TCH Series

Exxelia has a long history providing high temperature capacitors to various industries. Several dielectrics, such as plastic (PTFE; PI; & PEI), reconstituted mica, aluminum electrolytic, tantalum and ceramic are used for manufacturing high temperature capacitors. Many are impregnated with solid thermo-setting resins such as epoxy, polyester or silicone.

These technologies provide very high stability of mechanical and electrical characteristics with temperature capabilities of -55°C to as high as +230°C, depending on the dielectric technology, and some do not require voltage de-rating. Rated voltages span from 30 VDC to as high as 60,000 VDC with capacitance ranges 100pF to 30µF.
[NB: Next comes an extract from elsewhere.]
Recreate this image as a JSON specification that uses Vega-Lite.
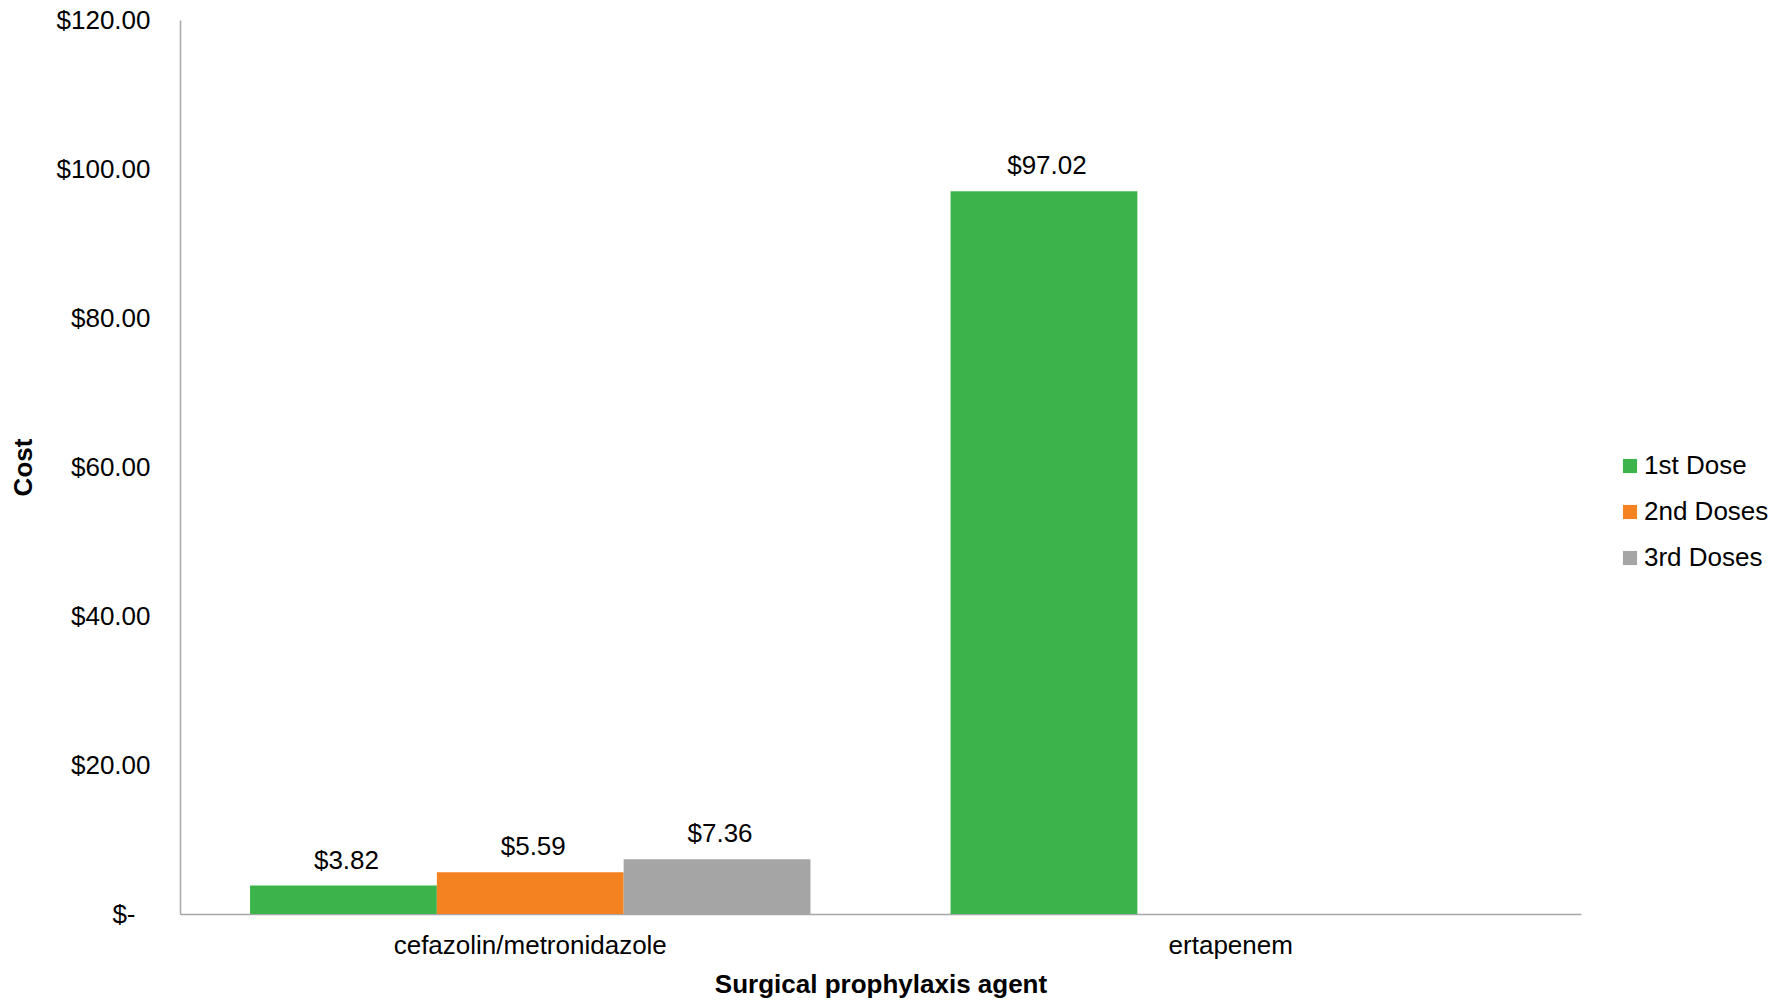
{
  "$schema": "https://vega.github.io/schema/vega-lite/v6.json",
  "autosize": {"type": "none"},
  "padding": {"left": 180, "top": 20, "right": 208, "bottom": 86},
  "width": 1401,
  "height": 894,
  "background": "white",
  "config": {
    "font": "Liberation Sans",
    "view": {"stroke": null},
    "axis": {"grid": false, "ticks": false, "tickSize": 0, "domainColor": "#A6A6A6", "domainWidth": 1.5, "labelFontSize": 26, "labelColor": "#000000", "titleFontSize": 26, "titleColor": "#000000", "titleFont": "Liberation Sans", "labelFont": "Liberation Sans"}
  },
  "data": {
    "values": [
      {"agent": "cefazolin/metronidazole", "dose": "1st Dose", "cost": 3.82},
      {"agent": "cefazolin/metronidazole", "dose": "2nd Doses", "cost": 5.59},
      {"agent": "cefazolin/metronidazole", "dose": "3rd Doses", "cost": 7.36},
      {"agent": "ertapenem", "dose": "1st Dose", "cost": 97.02}
    ]
  },
  "encoding": {
    "x": {
      "field": "agent", "type": "nominal",
      "scale": {"paddingInner": 0.2, "paddingOuter": 0.1},
      "axis": {"title": "Surgical prophylaxis agent", "labelAngle": 0, "labelPadding": 18, "titleFontWeight": "bold", "titleY": 70, "titleBaseline": "middle", "labelLimit": 600}
    },
    "xOffset": {"field": "dose", "type": "nominal", "scale": {"domain": ["1st Dose", "2nd Doses", "3rd Doses"], "paddingInner": 0, "paddingOuter": 0}},
    "y": {
      "field": "cost", "type": "quantitative",
      "scale": {"domain": [0, 120], "nice": false},
      "axis": {"title": "Cost", "values": [0, 20, 40, 60, 80, 100, 120], "labelExpr": "datum.value == 0 ? '$-' : '$' + format(datum.value, '.2f')", "labelPadding": {"condition": {"test": "datum.value == 0", "value": 45}, "value": 30}, "titleFontWeight": "bold", "titleX": -157, "titleY": 447, "titleBaseline": "middle", "titleAngle": 270}
    }
  },
  "layer": [
    {
      "mark": {"type": "bar"},
      "encoding": {
        "color": {
          "field": "dose", "type": "nominal",
          "scale": {"domain": ["1st Dose", "2nd Doses", "3rd Doses"], "range": ["#3CB44B", "#F58220", "#A5A5A5"]},
          "legend": {"title": null, "orient": "none", "legendX": 1437, "legendY": 433, "symbolType": "square", "symbolSize": 200, "symbolStrokeWidth": 0, "symbolOpacity": 1, "labelFontSize": 26, "labelColor": "#000000", "labelOffset": 1, "rowPadding": 20, "labelLimit": 300, "padding": 0}
        }
      }
    },
    {
      "mark": {"type": "text", "baseline": "bottom", "dy": -12, "dx": 3, "fontSize": 26, "color": "#000000"},
      "encoding": {
        "text": {"field": "cost", "type": "quantitative", "format": "$.2f"}
      }
    }
  ]
}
High temperature ceramic capacitors and high temperature mica capacitors are often used in situations that require a higher voltage or a higher power than normal. Because of the ways in which they are built, they can offer low ESR and excellent inrush current and ripple capabilities that other types of capacitors cannot. The only downside is that they tend to be physically larger than other types of capacitors.

The automotive industry is another area where high temperature capacitors are required. The temperature conditions can vary dramatically depending on what area of a car you’re talking about. The brake systems, the engine and the transmission are often the most temperature intensive areas.

The operating temperature range generally spans from –55°C to +125°C, suitable for a wide array of industrial, military, and aerospace applications.

The main goal of high temperature capacitors is to allow for stable performance of electrical equipment at high temperatures. They are also involved heavily in applications that require a high level of reliability. Though there are a wide variety of different capacitors and types of technologies that are available depending on the needs of the situation, only a few are available that can operate in a reliable way once temperatures become elevated. 

High temperature capacitors made out of materials like ceramic or tantalum are usually employed when an application begins to operate at a temperature near or above 350 degrees Fahrenheit.